**What the exercise asks**
From the entries below, print exactly the span beginning with the line holding "Clone this chart in Apache ECharts." and ending with the line holding "[2.6, 'Mema'], [2.6, 'Ppip']];", endpoints included, and skip any pictures.

**Supplied information**
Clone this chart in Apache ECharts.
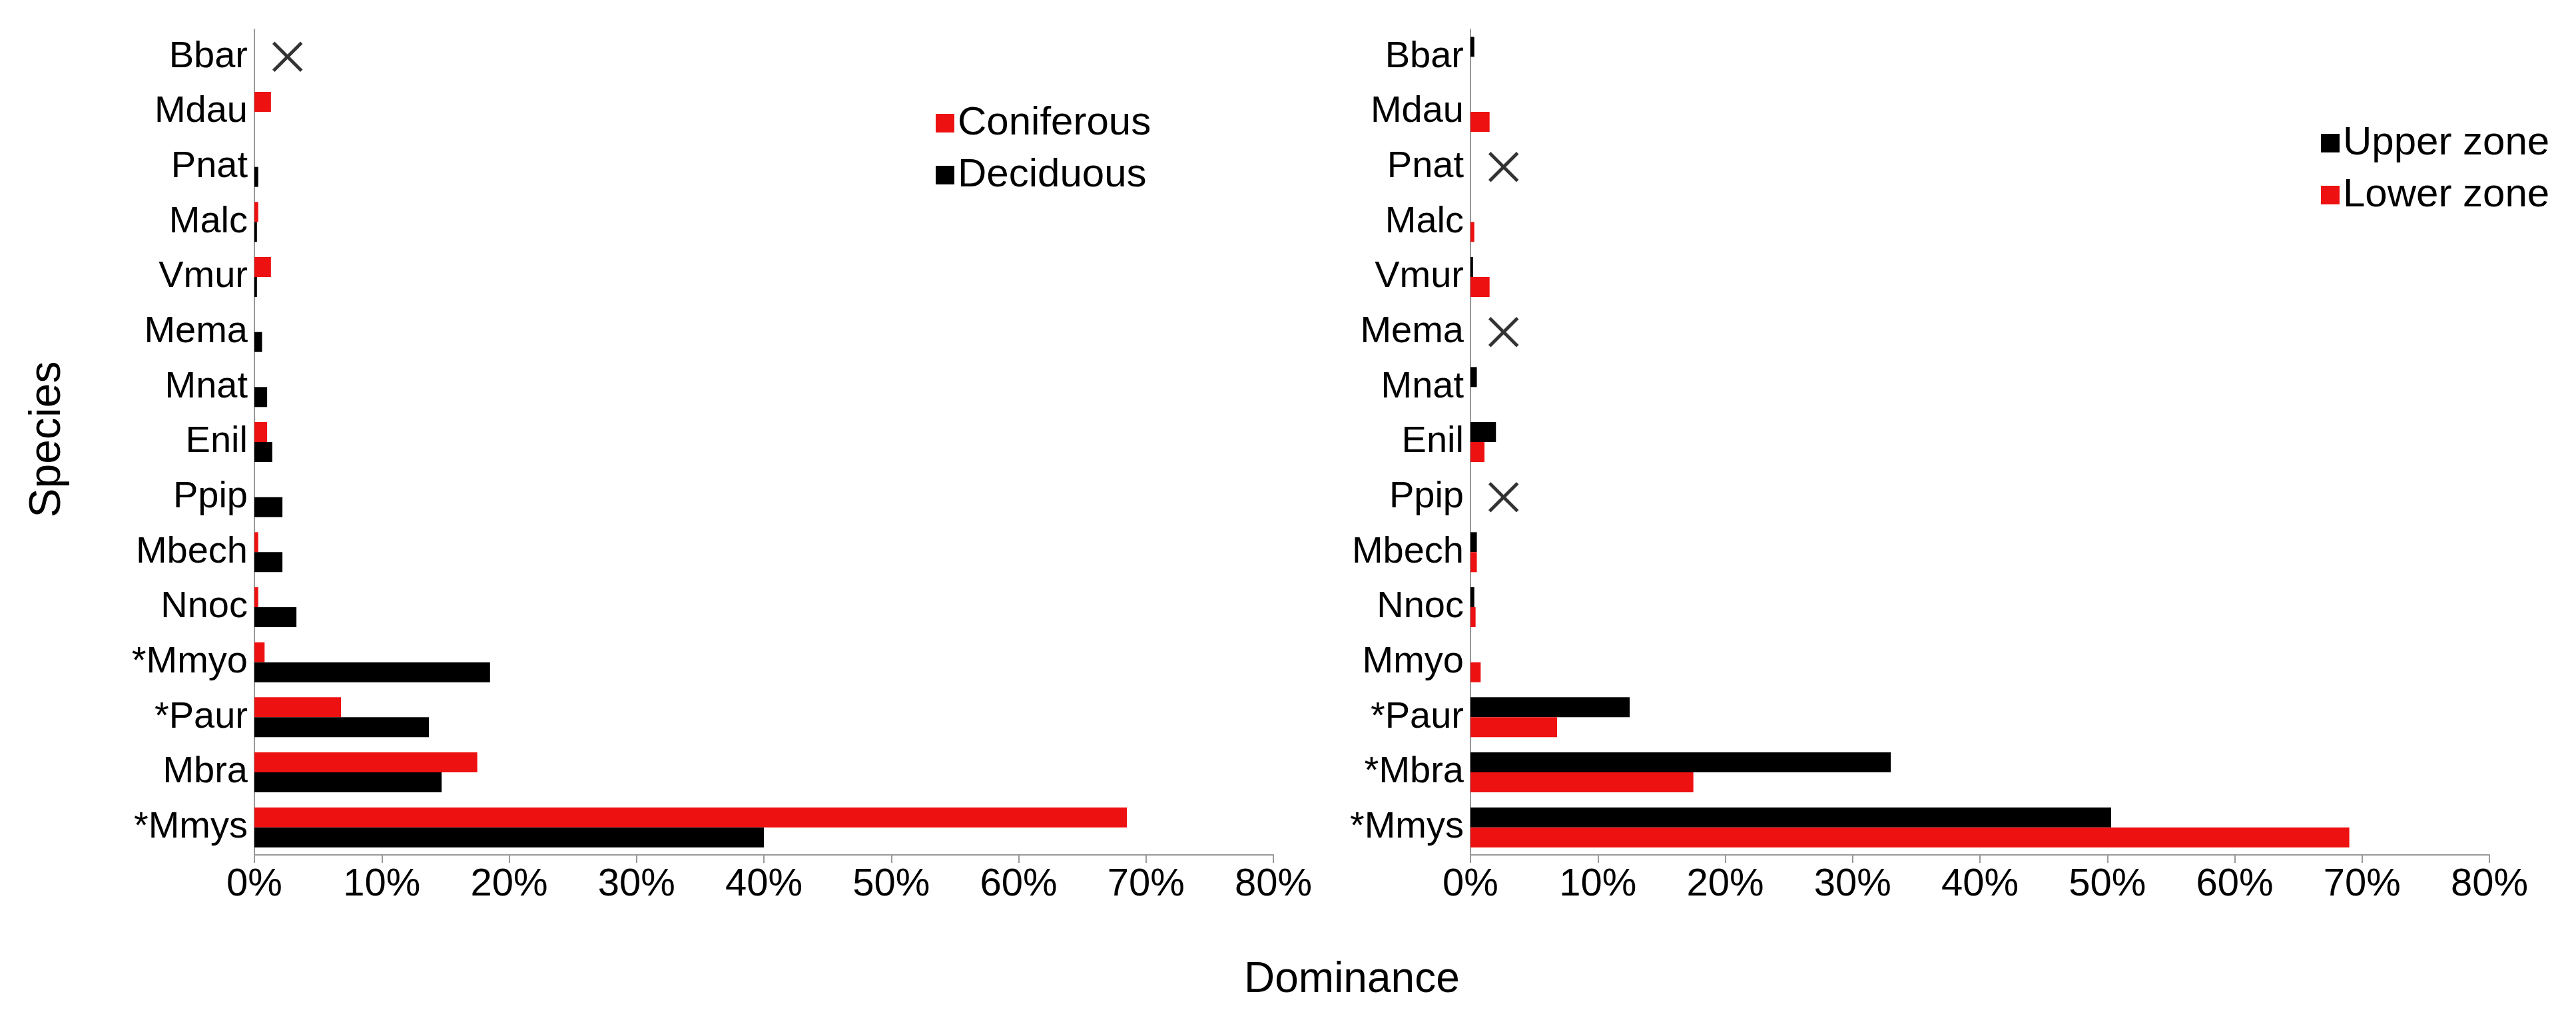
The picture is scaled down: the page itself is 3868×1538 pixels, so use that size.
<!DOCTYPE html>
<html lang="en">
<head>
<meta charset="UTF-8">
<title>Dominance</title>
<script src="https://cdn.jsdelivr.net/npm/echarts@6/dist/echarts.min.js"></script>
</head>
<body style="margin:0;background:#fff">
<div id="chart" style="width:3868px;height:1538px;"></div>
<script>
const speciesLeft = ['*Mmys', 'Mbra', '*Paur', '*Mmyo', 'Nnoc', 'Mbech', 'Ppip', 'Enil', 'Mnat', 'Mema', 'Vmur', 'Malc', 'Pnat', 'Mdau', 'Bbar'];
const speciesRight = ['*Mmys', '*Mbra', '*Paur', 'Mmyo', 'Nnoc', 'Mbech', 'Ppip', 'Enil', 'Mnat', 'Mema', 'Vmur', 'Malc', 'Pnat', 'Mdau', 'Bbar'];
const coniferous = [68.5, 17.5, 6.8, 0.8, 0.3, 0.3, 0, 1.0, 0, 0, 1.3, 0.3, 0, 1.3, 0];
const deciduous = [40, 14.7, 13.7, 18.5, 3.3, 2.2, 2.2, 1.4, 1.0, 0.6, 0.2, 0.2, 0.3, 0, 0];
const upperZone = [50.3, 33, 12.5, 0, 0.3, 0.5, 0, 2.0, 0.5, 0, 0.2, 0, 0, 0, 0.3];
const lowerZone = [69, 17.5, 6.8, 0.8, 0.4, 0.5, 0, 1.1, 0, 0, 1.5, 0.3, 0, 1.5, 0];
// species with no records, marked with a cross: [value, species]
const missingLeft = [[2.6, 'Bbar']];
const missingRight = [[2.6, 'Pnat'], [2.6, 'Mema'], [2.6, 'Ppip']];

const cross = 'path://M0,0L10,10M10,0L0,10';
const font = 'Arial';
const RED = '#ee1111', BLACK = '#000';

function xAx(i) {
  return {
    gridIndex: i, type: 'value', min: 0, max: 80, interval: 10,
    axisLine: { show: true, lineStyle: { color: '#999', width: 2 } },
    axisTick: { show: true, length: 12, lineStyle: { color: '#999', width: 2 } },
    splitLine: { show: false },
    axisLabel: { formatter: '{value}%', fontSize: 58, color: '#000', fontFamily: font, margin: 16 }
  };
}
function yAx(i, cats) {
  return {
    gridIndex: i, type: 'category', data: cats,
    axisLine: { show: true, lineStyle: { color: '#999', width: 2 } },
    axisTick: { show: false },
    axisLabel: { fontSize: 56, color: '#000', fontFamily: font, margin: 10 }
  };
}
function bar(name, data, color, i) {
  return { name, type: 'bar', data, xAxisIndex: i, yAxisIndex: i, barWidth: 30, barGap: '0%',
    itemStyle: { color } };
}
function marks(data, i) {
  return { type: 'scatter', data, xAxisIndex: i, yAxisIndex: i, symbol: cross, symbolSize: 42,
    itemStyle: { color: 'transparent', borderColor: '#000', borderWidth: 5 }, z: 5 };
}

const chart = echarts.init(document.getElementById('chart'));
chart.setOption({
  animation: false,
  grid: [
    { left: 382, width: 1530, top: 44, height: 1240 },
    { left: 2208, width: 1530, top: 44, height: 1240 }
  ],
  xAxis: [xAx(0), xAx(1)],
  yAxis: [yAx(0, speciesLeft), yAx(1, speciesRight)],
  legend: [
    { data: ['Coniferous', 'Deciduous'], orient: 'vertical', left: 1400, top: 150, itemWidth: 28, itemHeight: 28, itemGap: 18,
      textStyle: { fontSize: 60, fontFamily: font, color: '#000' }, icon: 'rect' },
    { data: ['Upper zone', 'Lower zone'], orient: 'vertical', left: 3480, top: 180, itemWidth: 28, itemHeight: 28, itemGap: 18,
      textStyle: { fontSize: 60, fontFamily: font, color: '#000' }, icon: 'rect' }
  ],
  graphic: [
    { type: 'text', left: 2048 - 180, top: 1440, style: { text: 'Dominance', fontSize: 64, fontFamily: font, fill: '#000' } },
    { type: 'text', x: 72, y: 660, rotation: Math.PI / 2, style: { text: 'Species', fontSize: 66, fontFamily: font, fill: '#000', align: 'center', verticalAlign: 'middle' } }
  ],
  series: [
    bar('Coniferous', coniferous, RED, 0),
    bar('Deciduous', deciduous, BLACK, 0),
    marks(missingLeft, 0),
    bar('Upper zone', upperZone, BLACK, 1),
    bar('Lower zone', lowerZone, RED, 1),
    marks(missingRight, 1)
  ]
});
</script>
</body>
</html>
--
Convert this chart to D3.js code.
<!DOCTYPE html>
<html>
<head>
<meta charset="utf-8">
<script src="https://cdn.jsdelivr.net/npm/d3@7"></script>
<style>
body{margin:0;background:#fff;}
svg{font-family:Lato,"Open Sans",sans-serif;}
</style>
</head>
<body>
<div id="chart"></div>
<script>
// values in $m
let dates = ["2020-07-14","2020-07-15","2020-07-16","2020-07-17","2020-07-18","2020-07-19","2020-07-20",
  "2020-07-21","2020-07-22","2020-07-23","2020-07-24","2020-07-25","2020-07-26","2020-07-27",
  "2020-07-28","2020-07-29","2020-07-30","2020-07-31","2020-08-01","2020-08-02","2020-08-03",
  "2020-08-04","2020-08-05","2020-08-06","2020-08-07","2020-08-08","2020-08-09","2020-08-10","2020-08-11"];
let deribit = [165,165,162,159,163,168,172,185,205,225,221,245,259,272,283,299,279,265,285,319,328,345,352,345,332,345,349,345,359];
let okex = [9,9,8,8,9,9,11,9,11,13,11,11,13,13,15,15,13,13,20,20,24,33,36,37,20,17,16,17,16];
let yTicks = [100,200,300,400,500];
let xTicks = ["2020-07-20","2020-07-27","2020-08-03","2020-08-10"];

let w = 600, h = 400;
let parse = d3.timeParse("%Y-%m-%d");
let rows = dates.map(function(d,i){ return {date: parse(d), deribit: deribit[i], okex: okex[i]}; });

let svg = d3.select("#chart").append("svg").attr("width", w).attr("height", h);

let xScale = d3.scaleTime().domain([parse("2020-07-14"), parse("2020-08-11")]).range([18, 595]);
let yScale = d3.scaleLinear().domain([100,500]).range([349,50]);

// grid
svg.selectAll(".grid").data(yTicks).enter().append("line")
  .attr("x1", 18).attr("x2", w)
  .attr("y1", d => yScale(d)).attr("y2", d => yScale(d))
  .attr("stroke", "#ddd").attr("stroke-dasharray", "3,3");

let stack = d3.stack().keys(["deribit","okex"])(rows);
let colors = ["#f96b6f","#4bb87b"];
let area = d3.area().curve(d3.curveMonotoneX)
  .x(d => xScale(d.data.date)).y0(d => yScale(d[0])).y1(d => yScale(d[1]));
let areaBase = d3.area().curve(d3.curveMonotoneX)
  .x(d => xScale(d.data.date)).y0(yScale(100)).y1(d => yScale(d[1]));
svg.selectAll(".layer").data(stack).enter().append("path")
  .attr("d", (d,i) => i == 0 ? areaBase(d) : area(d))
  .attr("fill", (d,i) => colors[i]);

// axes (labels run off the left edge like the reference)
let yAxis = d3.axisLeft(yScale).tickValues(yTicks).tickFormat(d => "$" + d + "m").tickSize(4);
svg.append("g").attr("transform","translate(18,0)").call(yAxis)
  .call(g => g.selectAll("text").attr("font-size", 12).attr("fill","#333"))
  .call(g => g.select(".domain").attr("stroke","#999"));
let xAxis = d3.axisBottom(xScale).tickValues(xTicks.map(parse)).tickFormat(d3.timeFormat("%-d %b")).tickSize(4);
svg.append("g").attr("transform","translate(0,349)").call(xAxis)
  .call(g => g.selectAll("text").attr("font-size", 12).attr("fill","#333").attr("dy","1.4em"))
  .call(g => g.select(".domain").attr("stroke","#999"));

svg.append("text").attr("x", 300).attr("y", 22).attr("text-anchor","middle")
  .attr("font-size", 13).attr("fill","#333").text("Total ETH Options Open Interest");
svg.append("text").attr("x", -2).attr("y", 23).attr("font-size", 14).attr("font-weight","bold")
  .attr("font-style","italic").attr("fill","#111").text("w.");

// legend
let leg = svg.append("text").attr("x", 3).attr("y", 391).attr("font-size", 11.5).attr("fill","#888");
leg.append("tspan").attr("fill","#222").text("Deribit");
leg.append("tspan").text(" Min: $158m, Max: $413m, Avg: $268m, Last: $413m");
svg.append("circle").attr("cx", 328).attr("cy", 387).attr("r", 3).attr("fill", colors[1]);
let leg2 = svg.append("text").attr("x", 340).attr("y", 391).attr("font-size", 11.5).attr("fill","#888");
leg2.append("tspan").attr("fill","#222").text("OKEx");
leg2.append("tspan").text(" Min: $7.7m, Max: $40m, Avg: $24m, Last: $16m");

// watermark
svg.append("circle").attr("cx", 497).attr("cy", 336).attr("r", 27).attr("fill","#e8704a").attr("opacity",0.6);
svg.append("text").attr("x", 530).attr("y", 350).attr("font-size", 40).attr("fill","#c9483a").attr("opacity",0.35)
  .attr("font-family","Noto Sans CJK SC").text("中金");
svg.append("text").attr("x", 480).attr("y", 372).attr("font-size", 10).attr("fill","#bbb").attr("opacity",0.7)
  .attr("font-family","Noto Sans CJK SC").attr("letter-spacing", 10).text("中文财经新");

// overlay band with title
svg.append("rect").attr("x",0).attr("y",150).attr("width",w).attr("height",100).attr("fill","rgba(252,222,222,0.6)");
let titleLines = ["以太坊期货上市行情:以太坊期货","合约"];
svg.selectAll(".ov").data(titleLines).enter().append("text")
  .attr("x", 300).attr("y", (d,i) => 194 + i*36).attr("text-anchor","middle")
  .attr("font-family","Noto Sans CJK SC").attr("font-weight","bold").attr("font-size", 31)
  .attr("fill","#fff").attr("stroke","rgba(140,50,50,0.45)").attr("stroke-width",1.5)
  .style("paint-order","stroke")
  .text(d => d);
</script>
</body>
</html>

**Answer to the task**
Clone this chart in Apache ECharts.
The picture is scaled down: the page itself is 3868×1538 pixels, so use that size.
<!DOCTYPE html>
<html lang="en">
<head>
<meta charset="UTF-8">
<title>Dominance</title>
<script src="https://cdn.jsdelivr.net/npm/echarts@6/dist/echarts.min.js"></script>
</head>
<body style="margin:0;background:#fff">
<div id="chart" style="width:3868px;height:1538px;"></div>
<script>
const speciesLeft = ['*Mmys', 'Mbra', '*Paur', '*Mmyo', 'Nnoc', 'Mbech', 'Ppip', 'Enil', 'Mnat', 'Mema', 'Vmur', 'Malc', 'Pnat', 'Mdau', 'Bbar'];
const speciesRight = ['*Mmys', '*Mbra', '*Paur', 'Mmyo', 'Nnoc', 'Mbech', 'Ppip', 'Enil', 'Mnat', 'Mema', 'Vmur', 'Malc', 'Pnat', 'Mdau', 'Bbar'];
const coniferous = [68.5, 17.5, 6.8, 0.8, 0.3, 0.3, 0, 1.0, 0, 0, 1.3, 0.3, 0, 1.3, 0];
const deciduous = [40, 14.7, 13.7, 18.5, 3.3, 2.2, 2.2, 1.4, 1.0, 0.6, 0.2, 0.2, 0.3, 0, 0];
const upperZone = [50.3, 33, 12.5, 0, 0.3, 0.5, 0, 2.0, 0.5, 0, 0.2, 0, 0, 0, 0.3];
const lowerZone = [69, 17.5, 6.8, 0.8, 0.4, 0.5, 0, 1.1, 0, 0, 1.5, 0.3, 0, 1.5, 0];
// species with no records, marked with a cross: [value, species]
const missingLeft = [[2.6, 'Bbar']];
const missingRight = [[2.6, 'Pnat'], [2.6, 'Mema'], [2.6, 'Ppip']];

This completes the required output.